Do this = Pictures are not part of the copy. Retype the lines from the first one through the line that contains "line_color=None, source=src)".

Data excerpt =
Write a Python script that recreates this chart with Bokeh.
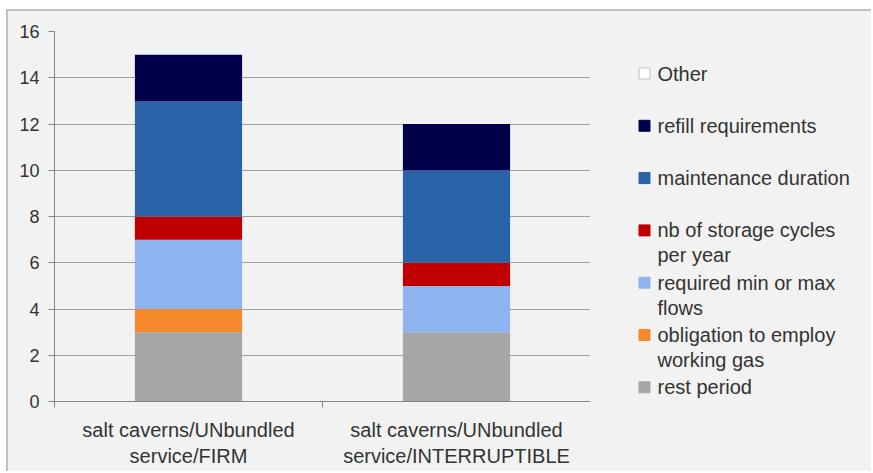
from bokeh.plotting import figure
from bokeh.models import ColumnDataSource, FixedTicker, Range1d
from bokeh.layouts import row
from bokeh.embed import file_html
from bokeh.resources import INLINE
from bokeh.core.properties import value

# ---- data ----
categories = ["salt caverns/UNbundled\nservice/FIRM",
              "salt caverns/UNbundled\nservice/INTERRUPTIBLE"]
rest_period = [3, 3]
obligation_working_gas = [1, 0]
required_flows = [3, 2]
storage_cycles = [1, 1]
maintenance_duration = [5, 4]
refill_requirements = [2, 2]
other = [0, 0]

series_keys = ["rest", "oblig", "flows", "cycles", "maint", "refill", "other"]
series_labels = ["rest period", "obligation to employ\nworking gas",
                 "required min or max\nflows", "nb of storage cycles\nper year",
                 "maintenance duration", "refill requirements", "Other"]
series_colors = ["#a6a6a6", "#f5882a", "#8db4ef", "#c00000", "#2a63a8", "#00004a", "#ffffff"]
y_ticks = [0, 2, 4, 6, 8, 10, 12, 14, 16]

FONT = "Liberation Sans"
FSIZE = "20px"
TXT = "#333333"
BG = "#f2f2f2"
AX = "#868686"

xpos = [i + 0.5 for i in range(len(categories))]
src = ColumnDataSource(dict(x=xpos, rest=rest_period, oblig=obligation_working_gas,
                            flows=required_flows, cycles=storage_cycles,
                            maint=maintenance_duration, refill=refill_requirements,
                            other=other))

H = 460
FT, FH = 20, 370
p = figure(width=582, height=H, x_range=Range1d(0, len(categories)),
           y_range=Range1d(0, 16), output_backend="svg", toolbar_location=None,
           min_border_left=46, min_border_right=0, min_border_top=FT,
           min_border_bottom=H - FT - FH, background_fill_color=BG,
           border_fill_color=BG, outline_line_color=None)
p.title.visible = False

p.vbar_stack(series_keys, x="x", width=0.4, fill_color=series_colors,
             line_color=None, source=src)

# x axis: labels at centres, ticks at category boundaries
p.xaxis.ticker = FixedTicker(ticks=xpos, minor_ticks=list(range(len(categories) + 1)))
p.xaxis.major_label_overrides = {x: c for x, c in zip(xpos, categories)}
p.xaxis.major_tick_out = 0
p.xaxis.major_tick_in = 0
p.xaxis.minor_tick_out = 6
p.xaxis.minor_tick_in = 0
p.xaxis.minor_tick_line_color = AX
p.xaxis.major_label_standoff = 11
p.xaxis.major_label_text_font_size = FSIZE
p.xgrid.visible = False

p.yaxis.ticker = FixedTicker(ticks=y_ticks, minor_ticks=[])
p.yaxis.major_tick_out = 6
p.yaxis.major_tick_in = 0
p.yaxis.major_tick_line_color = AX
p.yaxis.major_label_standoff = 9
p.yaxis.major_label_text_font_size = "18px"
p.ygrid.ticker = FixedTicker(ticks=y_ticks)
p.ygrid.grid_line_color = "#a0a0a0"

for ax in (p.xaxis, p.yaxis):
    ax.axis_line_color = AX
    ax.major_label_text_font = FONT
    ax.major_label_text_color = TXT

# ---- legend panel (its frame is aligned with the plot frame: canvas y FT..FT+FH) ----
LW = 281
p2 = figure(width=LW, height=H, x_range=Range1d(0, LW), y_range=Range1d(FT + FH, FT),
            output_backend="svg", toolbar_location=None, x_axis_type=None,
            y_axis_type=None, min_border=0, min_border_top=0, min_border_bottom=0,
            min_border_left=0, min_border_right=0, background_fill_color=BG,
            border_fill_color=BG, outline_line_color=None)
p2.title.visible = False

leg_top, leg_step, line_step = 62, 52.3, 25
sq_x, sq_y, sq_fill, sq_line = [], [], [], []
tx, ty, tt = [], [], []
for k, idx in enumerate(reversed(range(len(series_keys)))):
    y0 = leg_top + k * leg_step
    sq_x.append(54)
    sq_y.append(y0)
    sq_fill.append(series_colors[idx])
    sq_line.append("#bfbfbf" if series_colors[idx] == "#ffffff" else series_colors[idx])
    for j, line in enumerate(series_labels[idx].split("\n")):
        tx.append(67)
        ty.append(y0 + j * line_step)
        tt.append(line)

p2.scatter(x=sq_x, y=sq_y, marker="square", size=11, fill_color=sq_fill, line_color=sq_line)
p2.text(x=tx, y=ty, text=tt, text_font=value(FONT), text_font_size=FSIZE,
        text_baseline="middle", text_align="left", text_color=TXT)

layout = row(p, p2, styles={"margin-left": "6px", "margin-top": "9px",
                            "border-left": "2px solid #c0c0c0",
                            "border-top": "2px solid #c0c0c0",
                            "background-color": BG})

open("out.html", "w").write(file_html(layout, INLINE))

Answer to the task =
Write a Python script that recreates this chart with Bokeh.
from bokeh.plotting import figure
from bokeh.models import ColumnDataSource, FixedTicker, Range1d
from bokeh.layouts import row
from bokeh.embed import file_html
from bokeh.resources import INLINE
from bokeh.core.properties import value

# ---- data ----
categories = ["salt caverns/UNbundled\nservice/FIRM",
              "salt caverns/UNbundled\nservice/INTERRUPTIBLE"]
rest_period = [3, 3]
obligation_working_gas = [1, 0]
required_flows = [3, 2]
storage_cycles = [1, 1]
maintenance_duration = [5, 4]
refill_requirements = [2, 2]
other = [0, 0]

series_keys = ["rest", "oblig", "flows", "cycles", "maint", "refill", "other"]
series_labels = ["rest period", "obligation to employ\nworking gas",
                 "required min or max\nflows", "nb of storage cycles\nper year",
                 "maintenance duration", "refill requirements", "Other"]
series_colors = ["#a6a6a6", "#f5882a", "#8db4ef", "#c00000", "#2a63a8", "#00004a", "#ffffff"]
y_ticks = [0, 2, 4, 6, 8, 10, 12, 14, 16]

FONT = "Liberation Sans"
FSIZE = "20px"
TXT = "#333333"
BG = "#f2f2f2"
AX = "#868686"

xpos = [i + 0.5 for i in range(len(categories))]
src = ColumnDataSource(dict(x=xpos, rest=rest_period, oblig=obligation_working_gas,
                            flows=required_flows, cycles=storage_cycles,
                            maint=maintenance_duration, refill=refill_requirements,
                            other=other))

H = 460
FT, FH = 20, 370
p = figure(width=582, height=H, x_range=Range1d(0, len(categories)),
           y_range=Range1d(0, 16), output_backend="svg", toolbar_location=None,
           min_border_left=46, min_border_right=0, min_border_top=FT,
           min_border_bottom=H - FT - FH, background_fill_color=BG,
           border_fill_color=BG, outline_line_color=None)
p.title.visible = False

p.vbar_stack(series_keys, x="x", width=0.4, fill_color=series_colors,
             line_color=None, source=src)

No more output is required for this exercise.